De manière concrète, les huit experts du bureau de Montréal mènent notamment des évaluations d’entreprise.
« Il s’agit souvent de cas d’oppression d’un actionnaire d’une société, ou bien de litiges commerciaux liés à des ruptures de contrats », commente Yvonne Kitkarska, directrice principale. Le rôle des juricomptables consiste dans ces situations à quantifier les dommages passés, actuels et futurs de la partie demanderesse ; ou bien, s’ils se trouvent en défense, à vérifier les documents présentés par ce même demandeur.
« Cela peut aller très loin, déclare la juricomptable. Imaginez par exemple qu’un fournisseur de services essentiels d’une entreprise rompt son contrat avec elle du jour au lendemain, et qu’elle ne puisse plus opérer. Il est possible de calculer les pertes de profits immédiates, mais aussi la perte de l’entreprise tout court, et donc sa valeur entière. »
Le champ des possibilités est tout aussi vaste en quantification des dommages, qui regroupe toutes les situations relatives à des litiges financiers associés à des blessures corporelles, de la propriété intellectuelle, un incendie et bien d’autres choses encore. Le travail des juricomptables de MDD se réalise alors avec des avocats, mais aussi des assureurs, des sociétés ou des individus.
« Il y a chaque fois une histoire à fouiller, indique Pascal Labrosse. Comme celle d’une personne qui a des séquelles corporelles à plus ou moins long terme à la suite d’une chute dans les escaliers glissants d’un hôpital. Selon qu’il s’agit d’un employé ou d’un chef d’entreprise, le calcul de mitigation de son absence au travail peut être bien différent. »
Enfin, et c’est peut-être moins connu, les juricomptables de MDD peuvent également être mandatés pour évaluer les actifs d’une entreprise à des fins d’impôts (et de litige potentiel avec le ministère concerné), ou bien être engagés comme consultants par un avocat qui souhaite évaluer les risques financiers que court son client en défendant telle ou telle position dans un litige. Que de choix, n’est-ce pas?
Une crédibilité à toute épreuve
Même si les dossiers qu’ils prennent en charge sont très diversifiés, tous les juricomptables de MDD ont en commun de jouir d’une grande indépendance.

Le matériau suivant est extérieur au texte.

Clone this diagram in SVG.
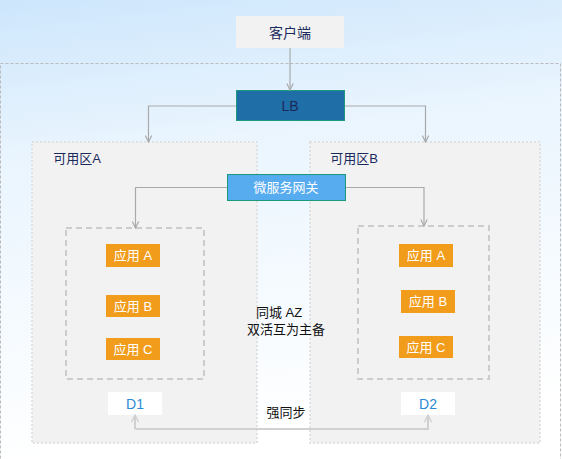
<svg xmlns="http://www.w3.org/2000/svg" width="562" height="459" viewBox="0 0 562 459">
<defs>
<linearGradient id="bg" x1="0" y1="0" x2="0.15" y2="1">
<stop offset="0" stop-color="#cde6fc"/>
<stop offset="0.35" stop-color="#eaf5fe"/>
<stop offset="1" stop-color="#ffffff"/>
</linearGradient>
<marker id="arr" viewBox="0 0 10 10" refX="9" refY="5" markerWidth="8" markerHeight="8" markerUnits="userSpaceOnUse" orient="auto">
<path d="M1,1 L9,5 L1,9" fill="none" stroke="#aaaaaa" stroke-width="1.5"/>
</marker>
<marker id="arr2" viewBox="0 0 10 10" refX="9" refY="5" markerWidth="9" markerHeight="9" markerUnits="userSpaceOnUse" orient="auto">
<path d="M1,1 L9,5 L1,9" fill="none" stroke="#d0d0d0" stroke-width="1.5"/>
</marker>
</defs>
<style>
text{font-family:"Liberation Sans","Noto Sans CJK SC",sans-serif;dominant-baseline:central;text-anchor:middle}
.navy{fill:#1b2a5c;font-size:13px}
.zone{fill:#f2f2f2;stroke:#dcdcdc;stroke-width:1.5;stroke-dasharray:2,2}
.inner{fill:none;stroke:#cccccc;stroke-width:2;stroke-dasharray:6,4}
.app rect{fill:#f19c1b}
.app text{fill:#ffffff;font-size:13px}
.db rect{fill:#ffffff}
.db text{fill:#2a8bd4;font-size:14px}
.conn{fill:none;stroke:#aaaaaa;stroke-width:1.2}
.lbl{fill:#111111;font-size:13px}
</style>
<rect x="0" y="0" width="562" height="459" fill="url(#bg)"/>
<rect x="0.5" y="63.5" width="560" height="410" fill="none" stroke="#bbbbbb" stroke-width="1" stroke-dasharray="3,2"/>

<g id="zoneA"><rect class="zone" x="32" y="142" width="225" height="301"/><text class="navy" x="77" y="158">可用区A</text></g>
<g id="zoneB"><rect class="zone" x="310" y="142" width="230" height="301"/><text class="navy" x="354" y="158">可用区B</text></g>

<g id="groupA"><rect class="inner" x="66" y="228" width="138" height="151"/></g>
<g id="groupB"><rect class="inner" x="358" y="226" width="131" height="153"/></g>

<g id="client"><rect x="236" y="16" width="108" height="32" fill="#f2f2f2"/><text class="navy" x="290" y="33" style="font-size:14px">客户端</text></g>
<g id="lb"><rect x="236.5" y="90.5" width="108" height="30" fill="#1f6ea8" stroke="#1a9a7a" stroke-width="1"/><text class="navy" x="290" y="106" style="font-size:14px">LB</text></g>
<g id="gateway"><rect x="227.5" y="174.5" width="118" height="26" fill="#57abef" stroke="#1a9a7a" stroke-width="1"/><text x="286" y="187.5" fill="#ffffff" style="font-size:13px">微服务网关</text></g>

<g id="appA1" class="app"><rect x="106" y="244" width="54" height="23"/><text x="133" y="255.5">应用 A</text></g>
<g id="appB1" class="app"><rect x="106" y="295" width="54" height="22"/><text x="133" y="306">应用 B</text></g>
<g id="appC1" class="app"><rect x="106" y="338" width="54" height="22"/><text x="133" y="349">应用 C</text></g>
<g id="appA2" class="app"><rect x="399" y="244" width="54" height="23"/><text x="426" y="255.5">应用 A</text></g>
<g id="appB2" class="app"><rect x="401" y="290" width="54" height="23"/><text x="428" y="301.5">应用 B</text></g>
<g id="appC2" class="app"><rect x="399" y="336" width="54" height="22"/><text x="426" y="347">应用 C</text></g>

<g id="d1" class="db"><rect x="108" y="392" width="54" height="23"/><text x="135" y="403.5">D1</text></g>
<g id="d2" class="db"><rect x="401" y="392" width="54" height="23"/><text x="428" y="403.5">D2</text></g>

<g id="labels">
<text class="lbl" x="279" y="312.5">同城 AZ</text>
<text class="lbl" x="286" y="329">双活互为主备</text>
<text class="lbl" x="286" y="412">强同步</text>
</g>

<g id="connectors">
<path class="conn" d="M290,48 V90" marker-end="url(#arr)"/>
<path class="conn" d="M236,106 H148.5 V142" marker-end="url(#arr)"/>
<path class="conn" d="M345,106 H425.5 V142" marker-end="url(#arr)"/>
<path class="conn" d="M227,187.5 H135.5 V228" marker-end="url(#arr)"/>
<path class="conn" d="M346,187.5 H424 V226" marker-end="url(#arr)"/>
<path d="M135,429 V415" fill="none" stroke="#d0d0d0" stroke-width="2" marker-end="url(#arr2)"/>
<path d="M135,429 H428 V415" fill="none" stroke="#d0d0d0" stroke-width="2" marker-end="url(#arr2)"/>
</g>
</svg>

« C’est la base de notre crédibilité, explique Yvonne Kitkarska. Nous mettons un point d’honneur à n’avoir aucun conflit d’intérêt, ce que peuvent rencontrer des cabinets comptables traditionnels, et nous travaillons toujours de sorte que nos dossiers puissent être présentés en Cour. Même si l’affaire ne se rend pas jusqu’aux tribunaux, nous sommes ainsi parés à défendre nos hypothèses. »
Les juricomptables de MDD suivent d’ailleurs un processus très rigoureux pour chaque dossier. Une enquête débute avec des allégations, se poursuit avec une analyse financière très poussée, la rédaction d’un rapport contenant un ou plusieurs scénarios financiers, et éventuellement la participation à titre d’expert indépendant à la Cour.
Pour être totalement irréprochables, y compris dans des secteurs spécifiques (comme les TI ou les mines), les professionnels de MDD peuvent compter sur leurs nombreux collègues à l’international, aux spécialisations très nichées.
Mais les juricomptables ne doivent pas seulement faire preuve d’excellence et d’indépendance. « Nous devons aussi nous montrer ouverts à d’autres points de vue », indique Mme Kitkarska, qui se voit de temps en temps amenée à rédiger un rapport conjoint avec un expert de la partie adverse, et donc à confronter ses hypothèses à d’autres.
« J’aime cet exercice, avoue-t-elle, car je pense qu’il faut rester ouvert pour grandir professionnellement en juricomptabilité. »
C’est probablement cet esprit d’ouverture, associé à une rigueur sans faille et à une volontaire accessibilité, qui constituent la recette du succès de ce bureau montréalais auprès des meilleurs cabinets juridiques du Québec. Une belle découverte!